Paris Bar is this, like the Kunsthalle in Basel, or the Kronenhalle in Zurich a place you can go alone and always fit in; the waiters are the same, the menu is the same, the art on the walls and reverence for artists makes it feel like an extension of the gallery or artists studio. So this year after months at home, sitting with Till and Michael outside for dinner, like a genuine holiday yet also an extension of the last time. Nerves taut the night before an opening. The show is up, the work lives or dies on its merits. Few people say anything about how hard this feels. Even for a gallerist who hopes to place the works well. Expectations run high, fear mounts higher. Without a word you finish the installation, and leave the gallery looking for relief.

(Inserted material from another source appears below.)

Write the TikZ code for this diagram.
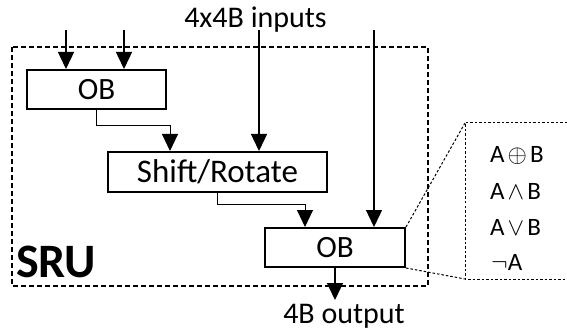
\documentclass[tikz,border=0pt]{standalone}
\usepackage{fontspec}
\setmainfont{Carlito}
\usetikzlibrary{arrows.meta}
\newcommand{\bigop}[1]{\hspace{3pt}{\fontsize{31}{31}\selectfont$#1$}\hspace{3pt}}
\begin{document}
\begin{tikzpicture}[x=1pt,y=-1pt,
  blk/.style={draw,line width=2pt,minimum width=#1,inner sep=0pt,minimum height=39pt,font=\fontsize{31}{31}\selectfont},
  inarrow/.style={line width=1.4pt,-{Triangle[length=17pt,width=16pt]}},
  link/.style={line width=1pt,-{Triangle[length=17pt,width=16pt]}},
  txt/.style={inner sep=0pt,font=\fontsize{30}{30}\selectfont},
  optxt/.style={inner sep=0pt,anchor=base west,font=\fontsize{25}{25}\selectfont},
  dotln/.style={line width=1pt,dash pattern=on 2.5pt off 2pt}]
\useasboundingbox (0,0) rectangle (567,331);
% SRU frame
\draw[line width=2.3pt,dash pattern=on 5pt off 3pt] (12,47) rectangle (428,286);
\node[inner sep=0pt,anchor=base west,font=\fontsize{48}{48}\selectfont\bfseries] (sru) at (16,277) {SRU};
% blocks
\node[blk=139pt] (ob1) at (96.5,89.5) {OB};
\node[blk=219pt,minimum height=40pt,font=\fontsize{33}{33}\selectfont] (sr) at (217.5,172) {Shift/Rotate};
\node[blk=140pt] (ob2) at (335,247.5) {OB};
% inputs
\node[txt,anchor=base] (inp) at (255.5,28) {4x4B inputs};
\coordinate (i1) at (66,30);
\coordinate (i2) at (124,30);
\coordinate (i3) at (259,30);
\coordinate (i4) at (374,30);
\draw[inarrow] (i1) -- (i1 |- ob1.north);
\draw[inarrow] (i2) -- (i2 |- ob1.north);
\draw[inarrow] (i3) -- (i3 |- sr.north);
\draw[inarrow] (i4) -- (i4 |- ob2.north);
% links
\draw[link] (ob1.south) -- ++(0,16) -| (170,0 |- sr.north);
\draw[link] (sr.south) -- ++(0,11) -| (305,0 |- ob2.north);
% output
\coordinate (o1) at (335,300);
\draw[inarrow] (ob2.south) -- (o1);
\node[txt,anchor=base] (out) at (344,323) {4B output};
% operator panel
\coordinate (pt) at (465,123);
\coordinate (pb) at (465,279);
\coordinate (rt) at (567,123);
\coordinate (rb) at (567,279);
\draw[dotln] (ob2.north east) -- (pt);
\draw[dotln] (ob2.south east) -- (pb);
\draw[dotln] (rt) -- (pt) -- (pb) -- (rb);
\node[optxt] (op1) at (490,163) {A\bigop{\oplus}B};
\node[optxt] (op2) at (490,200) {A\bigop{\wedge}B};
\node[optxt] (op3) at (490,235) {A\bigop{\vee}B};
\node[optxt] (op4) at (491,270) {$\neg$A};
\end{tikzpicture}
\end{document}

Dinner is my first meeting with Till Gerhard, lanky tallness and physical calm; I am surprised after hours with his fiery, edgy, nervy paintings, feeling dangerous. He is soft-spoken and thoughtful. Easy going, experienced, one would say, artist entering mid-career. His fourth show at the gallery with a place in the German art scene, but is new to me. I try to contextualize his work in a neighborhood with artists I once worked with like Daniel Richter and Jules de Balincourt. He is near but still quite far his piercing melodramas embrace an oddness you cannot decipher.